UPDATED 09:00 EDT / JUNE 27 2018

BIG DATA

Databricks makes it easier to build AI apps using the R programming language

Big-data analytics company Databricks Inc. is teaming up with RStudio Inc. in order to help developers write code for artificial intelligence and machine learning applications more easily using the R programming language.

The partnership entails integrating Databricks’ popular Unified Analytics Platform with the RStudio Server, which is a development environment for programmers working with R.

The R language is one of the most popular programming languages used by data analysts and data scientists to build sophisticated statistical models, which can be used in machine learning projects, thanks in part to the vastness of its package ecosystem. Indeed, many of the most popular machine learning algorithms have already been implemented in R. Meanwhile, Databricks’ Unified Data Platform is built atop of the Apache Spark big data processing framework, which has become one of the top open-source runtime environments for machine learning and stream computing and is at the heart of many companies’ push into big data and artificial intelligence.

The integration with Databricks’ platform is simply meant to make data scientists lives easier by allowing them to access RStudio from within the Unified Analytics Platform.
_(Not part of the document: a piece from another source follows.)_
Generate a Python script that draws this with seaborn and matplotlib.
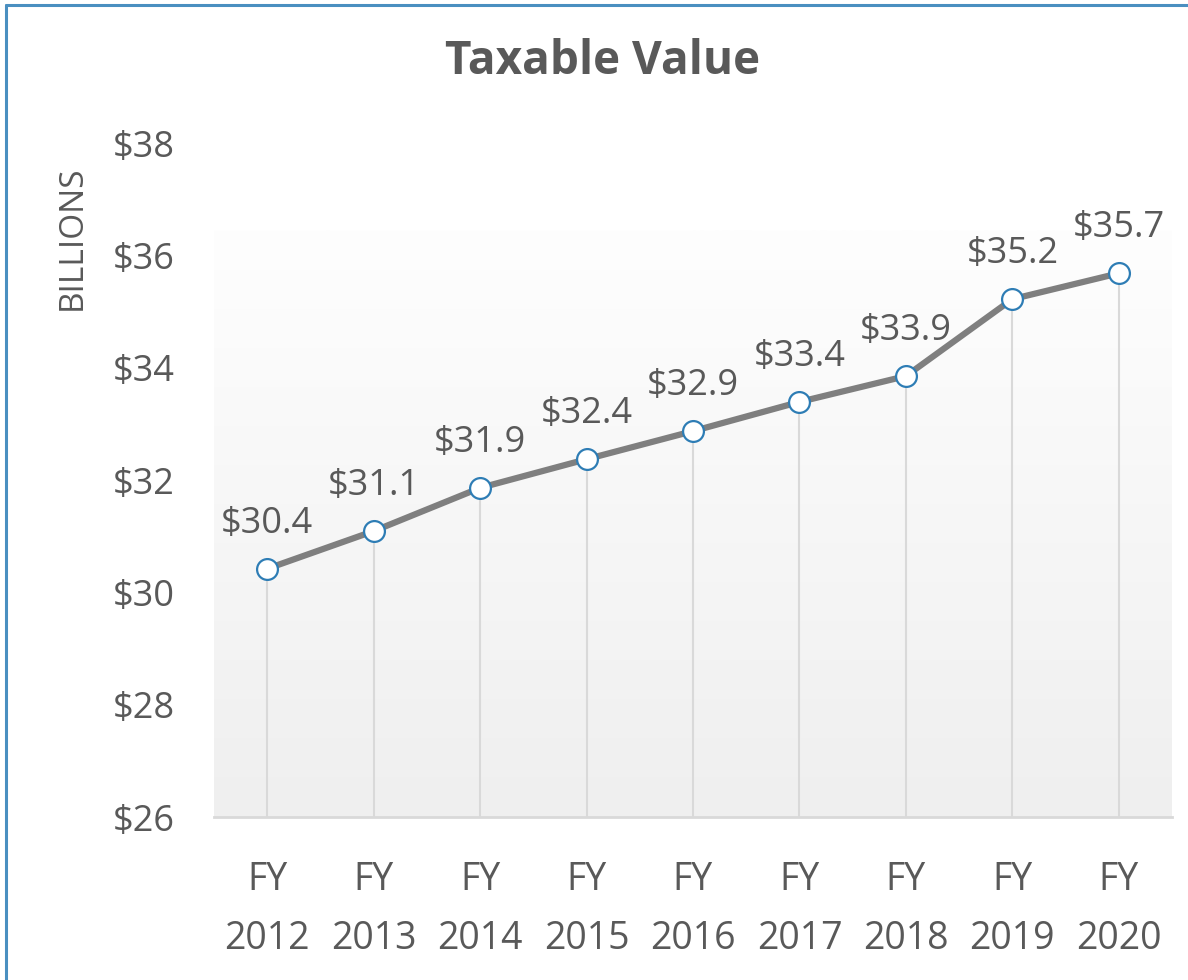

That’s useful because Databricks’ platform makes it easier to unify data processing with AI technologies, thereby making it simpler to create AI-powered applications, the companies said.

Another key benefit of the integration is it will provide R users with easier access to large data sets, as Databricks can process, clean, blend and join large sets of data ready for statistical analysis in R.

“RStudio and Databricks have played significant industry roles in commercializing R and Spark, respectively, so this partnership should be welcomed by working data scientists trying to use their existing skills to build and train sophisticated AI for deployment into business applications,” said James Kobielus, an analyst with Wikibon, owned by the same company as SiliconANGLE.

Still, Kobielus did point out that the partnership doesn’t really bring anything new to the table for those who aren’t exclusive Databricks users, since other companies have already been supporting R programming in Spark for several years already. “For example, IBM has been providing access from its Data Science Experience tool to open-source tools and libraries, including Spark and R, for the past two years,” he said.